Now I needed to get a feel for weaving and my dear friend Peggy Casteel happens to have a loom – well 4 actually. (Don’t things like that just multiply?) She allowed me to watch while she worked on some fabric and she shared what she’s learned about the craft. It was fascinating.
As I sat in Peggy’s quiet sunroom watching her rocking back and forth with the motion of pulling the beater to snug the threads tight, I was full of questions but had to try to be quiet to allow her to concentrate on her pattern. However, we discussed that when she was in the groove of weaving a simple pattern, she could weave and visit with no trouble at all. It was easy to imagine the weavers of old who would spend endless hours at their looms. If you wanted to visit with them, you would have to do so amid the rhythmic drum of that beater, the click of the pedals as they lifted the heddles with just a brief pause to throw the shuttle across the warp thread.

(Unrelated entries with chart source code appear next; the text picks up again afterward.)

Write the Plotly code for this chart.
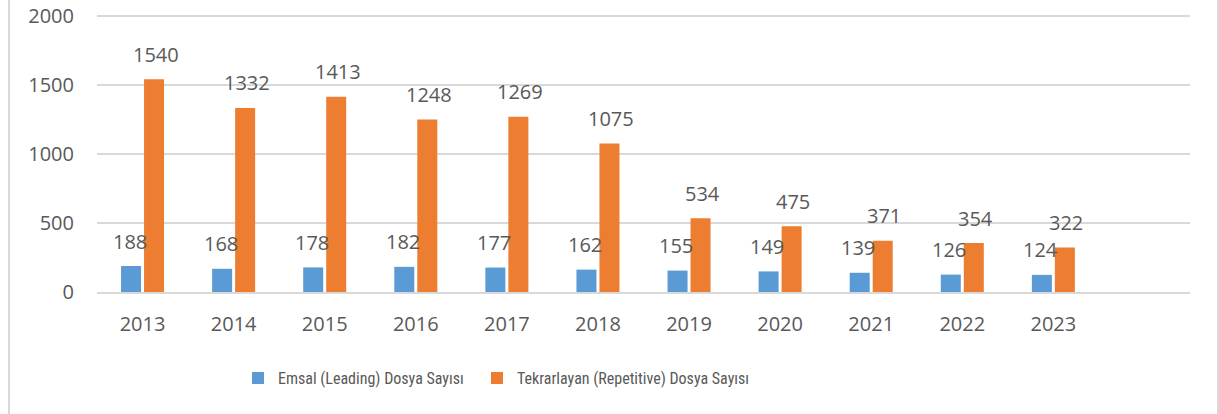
import plotly.graph_objects as go

years = ["2013", "2014", "2015", "2016", "2017", "2018", "2019", "2020", "2021", "2022", "2023"]
emsal = [188, 168, 178, 182, 177, 162, 155, 149, 139, 126, 124]
tekrar = [1540, 1332, 1413, 1248, 1269, 1075, 534, 475, 371, 354, 322]
name_emsal = "Emsal (Leading) Dosya Sayısı"
name_tekrar = "Tekrarlayan (Repetitive) Dosya Sayısı"

BLUE = "#5B9BD5"
ORANGE = "#ED7D31"
TXT = "#595959"
FONT = "Open Sans"
LFONT = "Liberation Sans Narrow, Roboto Condensed, Open Sans"
FS = 20
LFS = 16

fig = go.Figure()
fig.add_trace(go.Bar(x=years, y=emsal, name=name_emsal, marker_color=BLUE, marker_line_width=0,
                     legend="legend"))
fig.add_trace(go.Bar(x=years, y=tekrar, name=name_tekrar, marker_color=ORANGE, marker_line_width=0,
                     legend="legend2"))

annotations = []
for i, v in enumerate(emsal):
    annotations.append(dict(x=i, y=v, xref="x", yref="y", text=str(v), showarrow=False,
                            xshift=-13, yshift=25, yanchor="middle",
                            font=dict(family=FONT, size=FS, color=TXT)))
for i, v in enumerate(tekrar):
    annotations.append(dict(x=i, y=v, xref="x", yref="y", text=str(v), showarrow=False,
                            xshift=13, yshift=25, yanchor="middle",
                            font=dict(family=FONT, size=FS, color=TXT)))

leg_common = dict(orientation="h", xanchor="left", y=-0.31, yanchor="middle",
                  font=dict(family=LFONT, size=LFS, color=TXT), itemwidth=30,
                  bgcolor="rgba(0,0,0,0)")

fig.update_layout(
    template="none",
    width=1219, height=414,
    margin=dict(l=97, r=29, t=14, b=122, autoexpand=False),
    paper_bgcolor="white", plot_bgcolor="white",
    barmode="group", bargap=0.495, bargroupgap=0.13,
    font=dict(family=FONT, size=FS, color=TXT),
    showlegend=True,
    legend=dict(x=(238 - 97) / 1093, **leg_common),
    legend2=dict(x=(477 - 97) / 1093, **leg_common),
    annotations=annotations,
    xaxis=dict(type="category", categoryorder="array", categoryarray=years, automargin=False,
               range=[-0.5, 11.5], showgrid=False, showline=True, linecolor="#D9D9D9", linewidth=2,
               zeroline=False, ticks="", ticklabelstandoff=13, tickfont=dict(family=FONT, size=FS, color=TXT)),
    yaxis=dict(range=[0, 2012], tickvals=[0, 500, 1000, 1500, 2000], automargin=False,
               showgrid=True, gridcolor="#D9D9D9", gridwidth=2,
               zeroline=False, showline=False, ticks="", ticklabelstandoff=22,
               tickfont=dict(family=FONT, size=FS, color=TXT)),
    shapes=[
        dict(type="line", xref="paper", yref="paper", x0=-0.0805, x1=-0.0805, y0=-0.6, y1=1.2,
             line=dict(color="#D9D9D9", width=2)),
        dict(type="line", xref="paper", yref="paper", x0=1.0256, x1=1.0256, y0=-0.6, y1=1.2,
             line=dict(color="#D9D9D9", width=2)),
    ],
)

fig.write_html("out.html")
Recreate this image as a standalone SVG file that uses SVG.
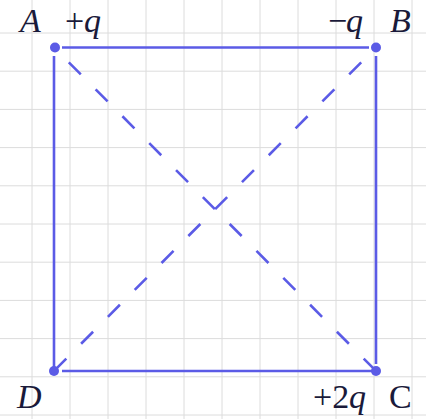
<svg xmlns="http://www.w3.org/2000/svg" width="426" height="419" viewBox="0 0 426 419">
<style>
.grid line{stroke:#dcdcdc;stroke-width:1}
.edge{stroke:#5b5be6;stroke-width:2.6;fill:none;stroke-linecap:butt}
.dash{stroke:#5b5be6;stroke-width:2.6;fill:none;stroke-dasharray:17 21;stroke-dashoffset:17}
.pt{fill:#5b5be6}
.lbl{font-family:"Liberation Serif","DejaVu Serif",serif;font-size:34px;fill:#1a1a3a}
.it{font-style:italic}
</style>
<rect width="426" height="419" fill="#ffffff"/>
<g class="grid">
<line x1="32" y1="0" x2="32" y2="419"/><line x1="70" y1="0" x2="70" y2="419"/><line x1="108" y1="0" x2="108" y2="419"/><line x1="146" y1="0" x2="146" y2="419"/><line x1="184" y1="0" x2="184" y2="419"/><line x1="222" y1="0" x2="222" y2="419"/><line x1="260" y1="0" x2="260" y2="419"/><line x1="298" y1="0" x2="298" y2="419"/><line x1="336" y1="0" x2="336" y2="419"/><line x1="374" y1="0" x2="374" y2="419"/><line x1="412" y1="0" x2="412" y2="419"/>
<line x1="0" y1="33" x2="426" y2="33"/><line x1="0" y1="71.2" x2="426" y2="71.2"/><line x1="0" y1="109.4" x2="426" y2="109.4"/><line x1="0" y1="147.6" x2="426" y2="147.6"/><line x1="0" y1="185.8" x2="426" y2="185.8"/><line x1="0" y1="224" x2="426" y2="224"/><line x1="0" y1="262.2" x2="426" y2="262.2"/><line x1="0" y1="300.4" x2="426" y2="300.4"/><line x1="0" y1="338.6" x2="426" y2="338.6"/><line x1="0" y1="376.8" x2="426" y2="376.8"/><line x1="0" y1="415" x2="426" y2="415"/>
</g>
<g id="connectors">
<line class="edge" x1="62" y1="47.5" x2="369" y2="47.5"/>
<line class="edge" x1="54" y1="56" x2="54" y2="371"/>
<line class="edge" x1="376" y1="56" x2="376" y2="364"/>
<line class="edge" x1="62" y1="371" x2="376" y2="371"/>
<line class="dash" x1="54" y1="47.5" x2="376" y2="371"/>
<line class="dash" x1="376" y1="47.5" x2="54" y2="371"/>
</g>
<g id="A"><circle class="pt" cx="55" cy="47.5" r="5"/><text class="lbl it" x="20" y="32">A</text><text class="lbl" x="65" y="32">+<tspan class="it" x="84">q</tspan></text></g>
<g id="B"><circle class="pt" cx="376" cy="47.5" r="5"/><text class="lbl" x="328" y="32">−<tspan class="it" x="346">q</tspan></text><text class="lbl it" x="390" y="32">B</text></g>
<g id="C"><circle class="pt" cx="376" cy="371" r="5"/><text class="lbl" x="313" y="408">+2<tspan class="it" x="349">q</tspan></text><text class="lbl" x="389" y="408">C</text></g>
<g id="D"><circle class="pt" cx="54" cy="371" r="5"/><text class="lbl it" x="17" y="408">D</text></g>
</svg>
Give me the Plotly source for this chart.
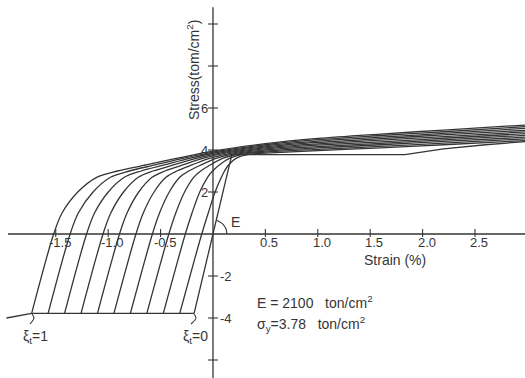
import numpy as np
import plotly.graph_objects as go

# ---------------- data ----------------
# common stress levels of the rising branches
branch_stress = [-3.78, 0.0, 1.0, 2.0, 2.7, 3.0, 3.3, 3.6]
band_strain = [0.5, 1.0, 1.6, 2.2, 2.98]

# xi_t = 0.1 ... 1.0 : strain at each branch stress, merge point, then hardening band
xi01_strain = [-0.317, -0.107, -0.045, 0.020, 0.080, 0.110, 0.150, 0.220, 0.350]
xi01_merge = 3.80
xi01_band = [3.85, 3.97, 4.10, 4.25, 4.45]

xi02_strain = [-0.474, -0.264, -0.200, -0.126, -0.052, -0.004, 0.064, 0.157, 0.311]
xi02_merge = 3.817
xi02_band = [3.90, 4.03, 4.17, 4.33, 4.53]

xi03_strain = [-0.631, -0.421, -0.355, -0.271, -0.184, -0.117, -0.023, 0.093, 0.272]
xi03_merge = 3.833
xi03_band = [3.95, 4.10, 4.25, 4.41, 4.61]

xi04_strain = [-0.788, -0.578, -0.510, -0.417, -0.317, -0.231, -0.109, 0.030, 0.233]
xi04_merge = 3.85
xi04_band = [4.00, 4.16, 4.32, 4.48, 4.70]

xi05_strain = [-0.945, -0.735, -0.665, -0.562, -0.449, -0.345, -0.195, -0.033, 0.194]
xi05_merge = 3.867
xi05_band = [4.05, 4.23, 4.39, 4.56, 4.78]

xi06_strain = [-1.102, -0.892, -0.820, -0.708, -0.581, -0.458, -0.282, -0.097, 0.156]
xi06_merge = 3.883
xi06_band = [4.10, 4.29, 4.47, 4.64, 4.86]

xi07_strain = [-1.259, -1.049, -0.975, -0.853, -0.713, -0.572, -0.368, -0.160, 0.117]
xi07_merge = 3.90
xi07_band = [4.15, 4.36, 4.54, 4.72, 4.94]

xi08_strain = [-1.416, -1.206, -1.130, -0.999, -0.846, -0.686, -0.454, -0.223, 0.078]
xi08_merge = 3.917
xi08_band = [4.20, 4.42, 4.61, 4.79, 5.03]

xi09_strain = [-1.573, -1.363, -1.285, -1.144, -0.978, -0.799, -0.541, -0.287, 0.039]
xi09_merge = 3.933
xi09_band = [4.25, 4.49, 4.69, 4.87, 5.11]

xi10_strain = [-1.730, -1.520, -1.440, -1.290, -1.110, -0.913, -0.627, -0.350, 0.000]
xi10_merge = 3.95
xi10_band = [4.30, 4.55, 4.76, 4.95, 5.19]

# xi_t = 0 : elastic line, yield plateau, hardening
xi0_elastic_strain = [-0.18, 0.0, 0.18]
xi0_elastic_stress = [-3.78, 0.0, 3.78]
xi0_plateau_strain = [0.18, 1.83, 2.2, 2.6, 2.98]
xi0_plateau_stress = [3.78, 3.78, 4.05, 4.25, 4.40]

# compressive plateau and its extension on the left
comp_strain = [-1.73, -0.18]
comp_stress = [-3.78, -3.78]
ext_strain = [-1.97, -1.73]
ext_stress = [-4.0, -3.78]

# axes / ticks
x_tick_vals = [-1.5, -1.0, -0.5, 0.5, 1.0, 1.5, 2.0, 2.5]
x_tick_text = ["-1.5", "-1.0", "-0.5", "0.5", "1.0", "1.5", "2.0", "2.5"]
y_tick_vals = [-6, -4, -2, 2, 4, 6, 8, 10]
y_tick_text = ["", "-4", "-2", "2", "4", "6", "", ""]

# ---------------- figure ----------------
W, H = 525, 378
XR = [-2.032, 2.977]
YR = [-6.857, 11.143]
PXX = W / (XR[1] - XR[0])   # px per strain unit
PXY = H / (YR[1] - YR[0])   # px per stress unit

LC = "#353535"
LW = 1.3
FONT = "Liberation Sans"

fig = go.Figure()

def add_line(x, y, shape="linear", width=LW):
    fig.add_trace(go.Scatter(x=x, y=y, mode="lines",
                             line=dict(color=LC, width=width, shape=shape, smoothing=0.9),
                             hoverinfo="skip", showlegend=False))

curves = [
    (xi01_strain, xi01_merge, xi01_band),
    (xi02_strain, xi02_merge, xi02_band),
    (xi03_strain, xi03_merge, xi03_band),
    (xi04_strain, xi04_merge, xi04_band),
    (xi05_strain, xi05_merge, xi05_band),
    (xi06_strain, xi06_merge, xi06_band),
    (xi07_strain, xi07_merge, xi07_band),
    (xi08_strain, xi08_merge, xi08_band),
    (xi09_strain, xi09_merge, xi09_band),
    (xi10_strain, xi10_merge, xi10_band),
]
for st, mg, bd in curves:
    xs = list(st) + list(band_strain)
    ys = list(branch_stress) + [mg] + list(bd)
    add_line(xs, ys, shape="spline")

add_line(xi0_elastic_strain, xi0_elastic_stress)
add_line(xi0_plateau_strain, xi0_plateau_stress)
add_line(comp_strain, comp_stress)
add_line(ext_strain, ext_stress)

# axes lines
add_line([-1.955, XR[1]], [0, 0], width=1.3)
add_line([0, 0], [10.8, YR[0]], width=1.3)

# tick marks
for v in x_tick_vals:
    fig.add_shape(type="line", x0=v, x1=v, y0=-3 / PXY, y1=5 / PXY,
                  line=dict(color=LC, width=1.1))
for v in y_tick_vals:
    fig.add_shape(type="line", x0=-5 / PXX, x1=5 / PXX, y0=v, y1=v,
                  line=dict(color=LC, width=1.1))

ann = []
for v, t in zip(x_tick_vals, x_tick_text):
    ann.append(dict(x=v, y=0, text=t, showarrow=False, xanchor="center", yanchor="top",
                    xshift=4, yshift=1, font=dict(family=FONT, size=13, color=LC)))
for v, t in zip(y_tick_vals, y_tick_text):
    if not t:
        continue
    if v > 0:
        ann.append(dict(x=0, y=v, text=t, showarrow=False, xanchor="right", yanchor="middle",
                        xshift=-3, font=dict(family=FONT, size=13, color=LC)))
    else:
        ann.append(dict(x=0, y=v, text=t, showarrow=False, xanchor="left", yanchor="middle",
                        xshift=5, font=dict(family=FONT, size=13, color=LC)))

def dat(px, py):
    # convert picture pixel position to data coords
    x = XR[0] + px / PXX
    y = YR[1] - py / PXY
    return x, y

# E angle arc at origin
ang = np.linspace(0, np.deg2rad(76), 20)
r = 14
add_line(list(r * np.cos(ang) / PXX), list(r * np.sin(ang) / PXY), width=1.1)

# leader ticks for xi labels
for (p0, p1, p2) in [((32, 314), (34, 318), (30, 324)), ((194, 314), (196, 318), (191, 324))]:
    xs, ys = zip(*[dat(*p) for p in (p0, p1, p2)])
    add_line(list(xs), list(ys), shape="spline", width=1.1)

def text(px, py, t, size=13, xanchor="center", angle=0):
    x, y = dat(px, py)
    ann.append(dict(x=x, y=y, text=t, showarrow=False, xanchor=xanchor, yanchor="middle",
                    textangle=angle, font=dict(family=FONT, size=size, color=LC)))

text(35, 337, "ξ<sub>t</sub>=1", 14)
text(195, 337, "ξ<sub>t</sub>=0", 14)
text(235, 222, "E", 14)
text(395, 260, "Strain (%)", 14)
text(255, 302, "E = 2100   ton/cm<sup>2</sup>", 14, xanchor="left")
text(255, 324, "σ<sub>y</sub>=3.78   ton/cm<sup>2</sup>", 14, xanchor="left")
text(193, 70, "Stress(tom/cm<sup>2</sup>)", 14, angle=-90)

fig.update_layout(
    width=W, height=H,
    margin=dict(l=0, r=0, t=0, b=0),
    paper_bgcolor="white", plot_bgcolor="white",
    xaxis=dict(range=XR, visible=False, fixedrange=True),
    yaxis=dict(range=YR, visible=False, fixedrange=True),
    annotations=ann,
    showlegend=False,
)

fig.write_html("out.html", config={"displayModeBar": False},
               post_script="document.body.style.margin='0';document.body.style.overflow='hidden';")
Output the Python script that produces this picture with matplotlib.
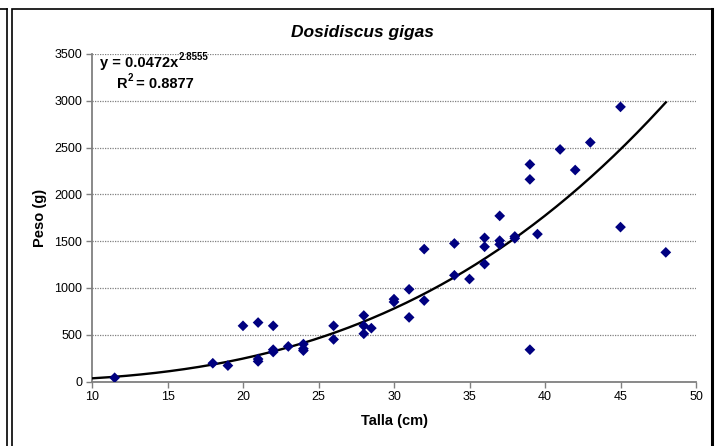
import numpy as np
import matplotlib
matplotlib.use('Agg')
import matplotlib.pyplot as plt
from matplotlib.lines import Line2D
from matplotlib.patches import Rectangle

plt.rcParams['font.family'] = ['Liberation Sans', 'DejaVu Sans']

# talla (cm) and peso (g)
talla = [11.5, 18, 19, 20, 21, 21, 21, 22, 22, 22, 23, 24, 24, 24,
         26, 26, 28, 28, 28, 28.5, 30, 30, 31, 31, 32, 32, 34, 34, 35,
         36, 36, 36, 37, 37, 37, 38, 38, 39, 39, 39, 39.5, 41, 42, 43,
         45, 45, 48]
peso = [40, 195, 170, 595, 630, 240, 215, 595, 340, 315, 375, 400, 350, 330,
        595, 450, 705, 595, 510, 570, 880, 850, 985, 685, 1415, 865, 1475, 1135, 1095,
        1535, 1440, 1255, 1770, 1505, 1465, 1550, 1530, 2320, 2160, 340, 1575, 2480, 2260, 2555,
        2935, 1650, 1380]

# power fit shown on the chart
coef_a = 0.0472
coef_b = 2.8555
fit_x = np.linspace(10, 48, 200)
fit_y = coef_a * fit_x ** coef_b

W, H = 716, 446
fig = plt.figure(figsize=(W / 100, H / 100), dpi=100)
ax = fig.add_axes([92 / W, 1 - 381.5 / H, (696 - 92) / W, (381.5 - 54) / H])

ax.plot(fit_x, fit_y, color='black', lw=1.7, zorder=3)
ax.scatter(talla, peso, marker='D', s=30, color='#000080', edgecolors='none', zorder=4)

ax.set_xlim(10, 50)
ax.set_ylim(0, 3500)
ax.set_xticks(range(10, 51, 5))
ax.set_yticks(range(0, 3501, 500))
ax.yaxis.grid(True, color='#808080', lw=0.9, linestyle=(0, (1, 1)))
ax.set_axisbelow(True)
for s in ['top', 'right']:
    ax.spines[s].set_visible(False)
for s in ['left', 'bottom']:
    ax.spines[s].set_color('#808080')
    ax.spines[s].set_linewidth(1.3)
ax.tick_params(direction='out', length=4, width=1, color='#808080', labelsize=9, pad=3)

ax.set_xlabel('Talla (cm)', fontsize=10.5, fontweight='bold', labelpad=8)
ax.set_ylabel('Peso (g)', fontsize=10.5, fontweight='bold', labelpad=5)

fig.text(362 / W, 1 - 33 / H, 'Dosidiscus gigas', ha='center', va='center',
         fontsize=12.5, fontweight='bold', style='italic')

# equation text with superscripts
renderer = fig.canvas.get_renderer()
t1 = fig.text(100 / W, 1 - 63 / H, 'y = 0.0472x', fontsize=10.5, fontweight='bold',
              ha='left', va='center')
bb = t1.get_window_extent(renderer)
fig.text(bb.x1 / W, 1 - 57 / H, '2.8555', fontsize=7, fontweight='bold',
         ha='left', va='center')
t2 = fig.text(117 / W, 1 - 84 / H, 'R', fontsize=10.5, fontweight='bold',
              ha='left', va='center')
bb = t2.get_window_extent(renderer)
fig.text(bb.x1 / W, 1 - 78 / H, '2', fontsize=7, fontweight='bold',
         ha='left', va='center')
fig.text(bb.x1 / W + 4 / W, 1 - 84 / H, ' = 0.8877', fontsize=10.5, fontweight='bold',
         ha='left', va='center')

# frame lines around the chart area
fig.add_artist(Rectangle((11.5 / W, -0.05), (712 - 11.5) / W, 1 - 9 / H + 0.05,
                         transform=fig.transFigure, fill=False, lw=1.2, ec='black'))
fig.add_artist(Line2D([712 / W, 712 / W], [0, 1 - 9 / H], transform=fig.transFigure,
                      color='black', lw=2.2))
fig.add_artist(Line2D([7.5 / W, 7.5 / W], [0, 1 - 9 / H], transform=fig.transFigure,
                      color='black', lw=1.2))
fig.add_artist(Line2D([0, 7.5 / W], [1 - 9 / H, 1 - 9 / H], transform=fig.transFigure,
                      color='black', lw=1.2))

fig.savefig('out.png', dpi=100)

It seems a solitary occupation, sitting before this big, wooden apparatus. But the accounts of all the weavers that I’ve read relay tranquility and a strong sense of accomplishment as they watch their pattern develop and the cloth slowly rolling up on the cloth beam.
Like the slow lines of a quilt, rows of knitting or the stitches of tatted lace. Weaving seems to be yet another creation of art and love; something the creator pours herself into and produces something both lovely and practical.